### WHAT IS BEING ASKED
Do not copy the pictures. Write out the lines from the start of the entries through the line containing "trend_ua038 = [4785, 5030, 5640, 6330, 7100, 7960, 8690]".

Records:
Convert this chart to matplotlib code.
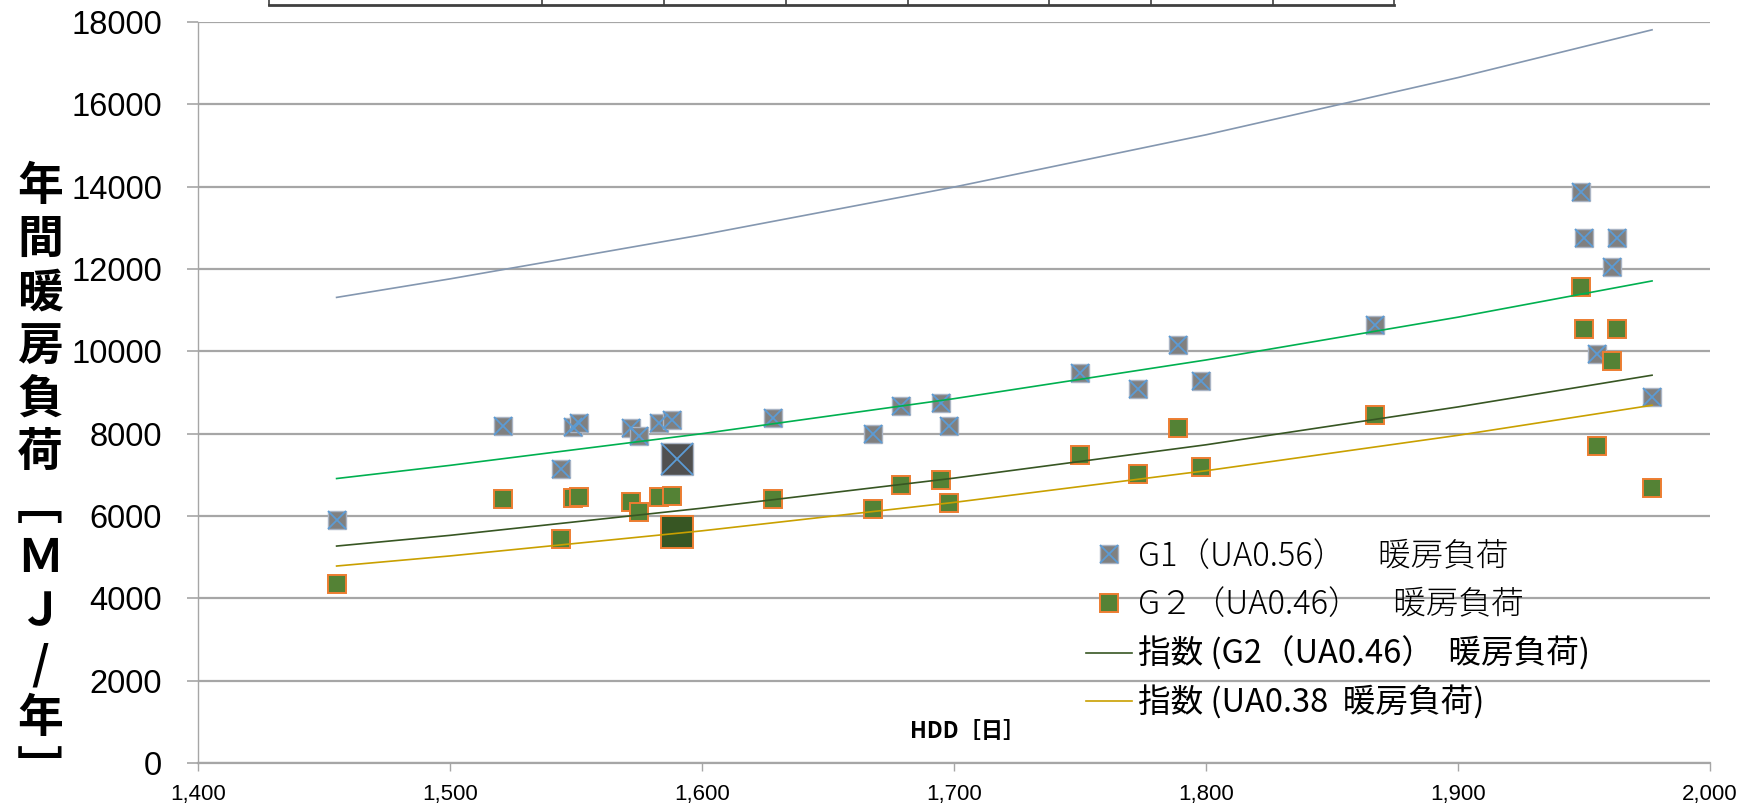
import numpy as np
import matplotlib
matplotlib.use("Agg")
import matplotlib.pyplot as plt
from matplotlib.lines import Line2D
from matplotlib.legend_handler import HandlerTuple

plt.rcParams['font.family'] = ['Liberation Sans', 'Noto Sans CJK JP', 'DejaVu Sans']

# データ (HDD と年間暖房負荷)
hdd = [1455, 1521, 1544, 1549, 1551, 1572, 1575, 1583, 1588, 1628, 1668, 1679, 1695,
       1698, 1750, 1773, 1789, 1798, 1867, 1949, 1950, 1955, 1961, 1963, 1977]
g1_load = [5900, 8190, 7130, 8170, 8250, 8130, 7950, 8250, 8330, 8370, 7990, 8660, 8750,
           8190, 9480, 9090, 10160, 9290, 10630, 13870, 12750, 9940, 12050, 12750, 8890]
g2_load = [4340, 6410, 5430, 6430, 6460, 6330, 6100, 6450, 6480, 6410, 6170, 6760, 6870,
           6310, 7480, 7020, 8130, 7200, 8450, 11560, 10540, 7710, 9770, 10550, 6670]

# 強調された地点
hi_hdd = [1590]
hi_g1 = [7380]
hi_g2 = [5600]

# 近似曲線 (指数) 図から読み取った値
trend_hdd = [1455, 1500, 1600, 1700, 1800, 1900, 1977]
trend_ua056 = [11310, 11760, 12830, 13990, 15260, 16650, 17810]
trend_g1 = [6910, 7230, 8000, 8850, 9790, 10830, 11710]
trend_g2 = [5270, 5530, 6190, 6920, 7730, 8650, 9420]
trend_ua038 = [4785, 5030, 5640, 6330, 7100, 7960, 8690]

xticks = [1400, 1500, 1600, 1700, 1800, 1900, 2000]
xtick_labels = ['1,400', '1,500', '1,600', '1,700', '1,800', '1,900', '2,000']
yticks = [0, 2000, 4000, 6000, 8000, 10000, 12000, 14000, 16000, 18000]

legend_labels = ['G1（UA0.56）　暖房負荷', 'G２（UA0.46）　暖房負荷',
                 '指数 (G2（UA0.46）  暖房負荷)', '指数 (UA0.38  暖房負荷)']
ylabel_chars = list('年間暖房負荷﹇ＭＪ/年﹈')

W, H = 1741, 809
fig = plt.figure(figsize=(W / 100, H / 100), dpi=100)
ax = fig.add_axes([198 / W, (H - 763) / H, (1710 - 198) / W, (763 - 22) / H])

grid_c = '#a6a6a6'
ax.set_xlim(1400, 2000)
ax.set_ylim(0, 18000)
ax.set_yticks(yticks)
ax.set_xticks(xticks)
ax.set_xticklabels(xtick_labels)
ax.yaxis.grid(True, color=grid_c, lw=1.6, zorder=0)
ax.set_axisbelow(True)
for s in ['top', 'right']:
    ax.spines[s].set_visible(False)
ax.spines['bottom'].set_color(grid_c)
ax.spines['bottom'].set_linewidth(1.6)
ax.spines['left'].set_color(grid_c)
ax.spines['left'].set_linewidth(1.0)
ax.tick_params(axis='y', direction='out', length=8, width=1.2, color=grid_c,
               pad=18, labelsize=23.5)
ax.tick_params(axis='x', direction='out', length=6, width=1.0, color=grid_c,
               pad=9, labelsize=16)

# 散布図
sq1, = ax.plot(hdd, g1_load, 's', ms=13.5, mfc='#808080', mec='#aab4c4', mew=1.0,
               ls='none', zorder=3)
x1, = ax.plot(hdd, g1_load, 'x', ms=13.5, mec='#5b9bd5', mew=1.3, ls='none', zorder=3)
ax.plot(hi_hdd, hi_g1, 's', ms=23, mfc='#505050', mec='#aab4c4', mew=1.0, zorder=3)
ax.plot(hi_hdd, hi_g1, 'x', ms=23, mec='#5b9bd5', mew=1.3, zorder=3)

sq2, = ax.plot(hdd, g2_load, 's', ms=13.5, mfc='#548235', mec='#ed7d31', mew=1.4,
               ls='none', zorder=4)
ax.plot(hi_hdd, hi_g2, 's', ms=23, mfc='#375623', mec='#ed7d31', mew=1.4, zorder=4)

# 近似曲線
ax.plot(trend_hdd, trend_ua056, color='#8497b0', lw=1.2, zorder=5)
ax.plot(trend_hdd, trend_g1, color='#00b050', lw=1.2, zorder=5)
l3, = ax.plot(trend_hdd, trend_g2, color='#375623', lw=1.2, zorder=5)
l4, = ax.plot(trend_hdd, trend_ua038, color='#c9a000', lw=1.2, zorder=5)

leg = ax.legend([(sq1, x1), sq2, l3, l4], legend_labels,
                handler_map={tuple: HandlerTuple(ndivide=1, pad=0)},
                loc='upper left', bbox_to_anchor=(1086 / W, 1 - 539 / H),
                bbox_transform=fig.transFigure, frameon=False,
                prop={'family': ['Noto Sans CJK JP', 'DejaVu Sans'], 'size': 23.5},
                handlelength=1.4, handletextpad=0.2, labelspacing=0.44,
                borderpad=0, borderaxespad=0)
for t in leg.get_texts()[:2]:
    t.set_fontweight('light')

# x軸ラベル
fig.text(968 / W, 1 - 731 / H, 'HDD［日］', ha='center', va='center', fontsize=16,
         fontweight='bold', family=['Noto Sans CJK JP', 'DejaVu Sans'])

# 縦書きの y軸ラベル
for ch, yy in zip(ylabel_chars, np.linspace(187, 772, len(ylabel_chars))):
    fig.text(40 / W, 1 - yy / H, ch, ha='center', va='center', fontsize=33,
             fontweight='bold', family=['Noto Sans CJK JP', 'DejaVu Sans'])

# 上部にはみ出した表の枠線
tab_x = [269, 542, 664, 786, 908, 1049, 1151, 1273, 1394]
fig.add_artist(Line2D([tab_x[0] / W, tab_x[-1] / W], [1 - 5 / H, 1 - 5 / H],
                      color='#404040', lw=2))
for tx in tab_x:
    fig.add_artist(Line2D([tx / W, tx / W], [1, 1 - 5 / H], color='#404040', lw=1.2))

fig.savefig('out.png', dpi=100)
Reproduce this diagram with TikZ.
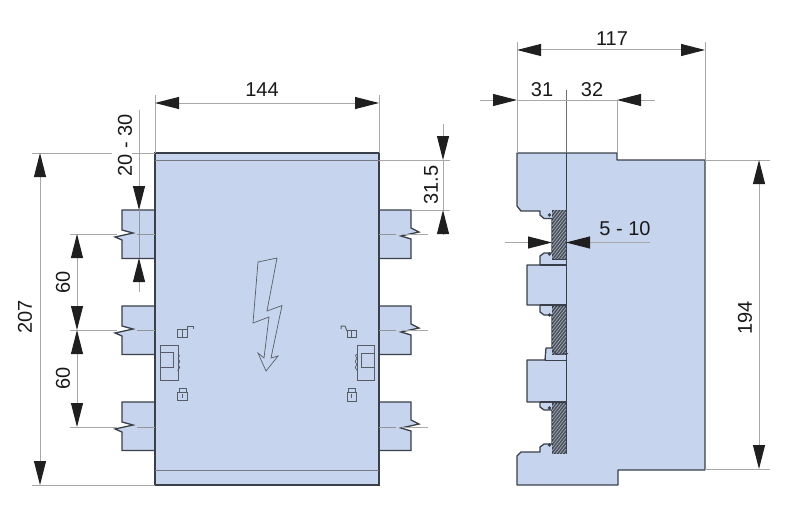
\documentclass[tikz,border=0pt]{standalone}
\usepackage{fontspec}
\setmainfont{Liberation Sans}
\usetikzlibrary{arrows.meta}
\definecolor{bodyblue}{HTML}{C6D5ED}
\definecolor{edge}{HTML}{3A3F4A}
\definecolor{dimgray}{HTML}{A8A8A8}
\definecolor{hatchbg}{HTML}{4C5058}
\tikzset{
  x=1pt,y=-1pt,
  part/.style={fill=bodyblue,draw=edge,line width=1.3pt,line join=miter},
  thinpart/.style={draw=edge!85,line width=0.7pt},
  ext/.style={draw=dimgray,line width=0.8pt},
  band/.style={draw=edge!70,line width=0.8pt},
  dimarrow/.style={draw=dimgray,line width=1pt,-{Triangle[length=24pt,width=12pt,color=black!88,fill=black!88]}},
  dimtext/.style={font=\fontsize{20}{24}\selectfont,text=black!90,inner sep=0pt},
  hatchblock/.style={fill=hatchbg,draw=edge,line width=0.8pt},
  hatchlines/.style={draw=bodyblue!70!hatchbg,line width=0.7pt}
}
\begin{document}
\begin{tikzpicture}
\useasboundingbox (0,0) rectangle (800,519);
% ---------- front view: tabs
\foreach \t in {210,306,402}{
  \path[part] (155,\t) -- (122,\t) -- (122,\t+20) -- (133,\t+23) -- (115,\t+27) -- (122,\t+30) -- (122,\t+48.5) -- (155,\t+48.5);
  \path[part] (379,\t) -- (411,\t) -- (411,\t+18) -- (419,\t+22) -- (401,\t+26) -- (411,\t+29) -- (411,\t+48.5) -- (379,\t+48.5);
}
% front view: body
\path[part] (155,153) rectangle (379,485);
\draw[band] (155,160) -- (379,160);
\draw[band] (155,470) -- (379,470);
% centre lines of the tabs
\foreach \c in {234,330,427}{
  \draw[ext] (70,\c) -- (117,\c);
  \draw[ext,draw=edge!55] (137,\c) -- (155,\c);
  \draw[ext,draw=edge!55] (379,\c) -- (396,\c);
  \draw[ext] (402,\c) -- (428,\c);
}
% lightning
\draw[thinpart,line join=miter] (258,262) -- (277,258) -- (267,311) -- (282,305.5) -- (271,358) -- (278,356) -- (266,371) -- (258,353) -- (264,358) -- (269,317) -- (253,323) -- cycle;
% left symbols
\draw[thinpart] (160,345) rectangle (178,380);
\draw[thinpart] (160,352) rectangle (173,367);
\draw[thinpart] (178,354) .. controls (182,356) and (176,358) .. (179,360) .. controls (182,362) and (176,364) .. (179,366) .. controls (182,368) and (176,370) .. (178,371);
\draw[thinpart] (177,329) rectangle (187,337);
\draw[thinpart] (182,329) -- (182,337);
\draw[edge!85,line width=1pt] (187,330) -- (187,326) -- (193,326) -- (193,329);
\draw[thinpart] (177.5,392) rectangle (187,400);
\draw[thinpart] (179,392) -- (179,388.5) -- (186,388.5) -- (186,392);
\draw[edge!85,line width=1pt] (182.3,394) -- (182.3,398);
% right symbols
\draw[thinpart] (357,345) rectangle (374,380);
\draw[thinpart] (361,353) rectangle (374,367);
\draw[thinpart] (357,354) .. controls (353,356) and (359,358) .. (356,360) .. controls (353,362) and (359,364) .. (356,366) .. controls (353,368) and (359,370) .. (357,371);
\draw[thinpart] (347,330) rectangle (356,337);
\draw[thinpart] (351.5,330) -- (351.5,337);
\draw[edge!85,line width=1pt] (347,331) -- (345,326) -- (341,326) -- (341,329);
\draw[thinpart] (347,392) rectangle (356,401);
\draw[thinpart] (348,392) -- (348,388.5) -- (355,388.5) -- (355,392);
\draw[edge!85,line width=1pt] (351.5,394) -- (351.5,398);
% ---------- side view
\path[part,line join=round] (566,153) -- (517,153) -- (517,206) -- (521,211) -- (540,211) -- (540,215) -- (544,218.5) -- (552,218.5) -- (552,253) -- (544,253) -- (540,256) -- (540,265) -- (527,265) -- (527,305) -- (540,305) -- (540,312) -- (544,315) -- (552,315) -- (552,348) -- (546,348) -- (545,360) -- (527,360) -- (527,402) -- (540,402) -- (540,407) -- (544,410) -- (552,410) -- (552,444) -- (544,444) -- (540,447) -- (540,452) -- (521,452) -- (517,456) -- (517,485) -- (618,485) -- (618,470) -- (705,470) -- (705,160) -- (617,160) -- (617,153) -- cycle;
% hatched strips
\foreach \a/\b in {210/259,306/354,403/453}{
  \path[hatchblock] (552,\a) rectangle (566,\b);
  \begin{scope}
    \clip (552,\a) rectangle (566,\b);
    \foreach \k in {0,4,...,68}{
      \draw[hatchlines] (552,\a+\k) -- ++(14,-18);
    }
  \end{scope}
}
% repaint what the strips overlap
\draw[edge,line width=1.3pt] (540,265) -- (566,265);
\draw[edge,line width=1.3pt] (540,305) -- (566,305);
\draw[edge,line width=1.1pt] (545,360) -- (566,360);
\draw[edge,line width=1.1pt] (540,402) -- (566,402);
\path[fill=bodyblue] (552.4,259.5) rectangle (566,264.4);
\draw[edge,line width=0.8pt] (552,259) -- (566,259);
\path[fill=bodyblue] (546,354.5) -- (566,354.5) -- (566,359.5) -- (546,359.5) -- cycle;
\draw[edge,line width=0.9pt] (552,350) -- (557,354.5) -- (568,353.5);
\draw[edge,line width=1pt] (566,100) -- (566,453);
\draw[ext,draw=edge!75] (566,90) -- (566,153);
\foreach \p in {215,254,315,408,445}{\fill[edge] (549.5,\p) circle (1.8);}
% ---------- dimensions: extension lines
\draw[ext] (155,95) -- (155,153);
\draw[ext] (379,95) -- (379,153);
\draw[ext] (517,42) -- (517,153);
\draw[ext] (705,42) -- (705,160);
\draw[ext] (617,100) -- (617,153);
\draw[ext] (32,153) -- (112,153);
\draw[ext] (132,153) -- (155,153);
\draw[ext] (32,485) -- (155,485);
\draw[ext] (379,160) -- (450,160);
\draw[ext] (412,210) -- (450,210);
\draw[ext] (705,160) -- (770,160);
\draw[ext] (705,469) -- (770,469);
% width 144
\coordinate (a1) at (155,103); \coordinate (a2) at (379,103);
\draw[dimarrow] (262,103) -- (a1);
\draw[dimarrow] (262,103) -- (a2);
\node[dimtext] (t144) at (262,90) {144};
% width 117
\coordinate (b1) at (517,50); \coordinate (b2) at (705,50);
\draw[dimarrow] (612,50) -- (b1);
\draw[dimarrow] (612,50) -- (b2);
\node[dimtext] (t117) at (612,39) {117};
% 31 / 32
\coordinate (c1) at (517,100); \coordinate (c2) at (617,100);
\draw[dimarrow] (480,100) -- (c1);
\draw[dimarrow] (655,100) -- (c2);
\draw[ext,line width=1pt] (517,100) -- (617,100);
\node[dimtext] (t31) at (542,90) {31};
\node[dimtext] (t32) at (592,90) {32};
% 194
\coordinate (d1) at (759,160); \coordinate (d2) at (759,469);
\draw[dimarrow] (759,318) -- (d1);
\draw[dimarrow] (759,318) -- (d2);
\node[dimtext,rotate=90] (t194) at (745,318) {194};
% 207
\coordinate (e1) at (40,153); \coordinate (e2) at (40,485);
\draw[dimarrow] (40,317) -- (e1);
\draw[dimarrow] (40,317) -- (e2);
\node[dimtext,rotate=90] (t207) at (25,317) {207};
% 20 - 30
\coordinate (f1) at (139,210); \coordinate (f2) at (139,258);
\draw[dimarrow] (139,110) -- (f1);
\draw[dimarrow] (139,292) -- (f2);
\draw[ext,draw=edge!55] (f1) -- (f2);
\node[dimtext,rotate=90] (t2030) at (125,145) {20 - 30};
% 31.5
\coordinate (g1) at (443,160); \coordinate (g2) at (443,210);
\draw[dimarrow] (443,124) -- (g1);
\draw[dimarrow] (443,235) -- (g2);
\draw[ext] (g1) -- (g2);
\node[dimtext,rotate=90] (t315) at (431,185) {31.5};
% 60 / 60
\coordinate (h1) at (77,234); \coordinate (h2) at (77,330); \coordinate (h3) at (77,427);
\draw[dimarrow] (77,282) -- (h1);
\draw[dimarrow] (77,282) -- (h2);
\draw[dimarrow] (77,378) -- (h2);
\draw[dimarrow] (77,378) -- (h3);
\node[dimtext,rotate=90] (t60a) at (63,282) {60};
\node[dimtext,rotate=90] (t60b) at (63,378) {60};
% 5 - 10
\coordinate (k1) at (552,242.5); \coordinate (k2) at (566,242.5);
\draw[dimarrow] (505,242.5) -- (k1);
\draw[dimarrow] (650,242.5) -- (k2);
\node[dimtext] (t510) at (625,229) {5 - 10};
\end{tikzpicture}
\end{document}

### OUTPUT OF THE TASK
Convert this chart to matplotlib code.
import numpy as np
import matplotlib
matplotlib.use("Agg")
import matplotlib.pyplot as plt
from matplotlib.lines import Line2D
from matplotlib.legend_handler import HandlerTuple

plt.rcParams['font.family'] = ['Liberation Sans', 'Noto Sans CJK JP', 'DejaVu Sans']

# データ (HDD と年間暖房負荷)
hdd = [1455, 1521, 1544, 1549, 1551, 1572, 1575, 1583, 1588, 1628, 1668, 1679, 1695,
       1698, 1750, 1773, 1789, 1798, 1867, 1949, 1950, 1955, 1961, 1963, 1977]
g1_load = [5900, 8190, 7130, 8170, 8250, 8130, 7950, 8250, 8330, 8370, 7990, 8660, 8750,
           8190, 9480, 9090, 10160, 9290, 10630, 13870, 12750, 9940, 12050, 12750, 8890]
g2_load = [4340, 6410, 5430, 6430, 6460, 6330, 6100, 6450, 6480, 6410, 6170, 6760, 6870,
           6310, 7480, 7020, 8130, 7200, 8450, 11560, 10540, 7710, 9770, 10550, 6670]

# 強調された地点
hi_hdd = [1590]
hi_g1 = [7380]
hi_g2 = [5600]

# 近似曲線 (指数) 図から読み取った値
trend_hdd = [1455, 1500, 1600, 1700, 1800, 1900, 1977]
trend_ua056 = [11310, 11760, 12830, 13990, 15260, 16650, 17810]
trend_g1 = [6910, 7230, 8000, 8850, 9790, 10830, 11710]
trend_g2 = [5270, 5530, 6190, 6920, 7730, 8650, 9420]
trend_ua038 = [4785, 5030, 5640, 6330, 7100, 7960, 8690]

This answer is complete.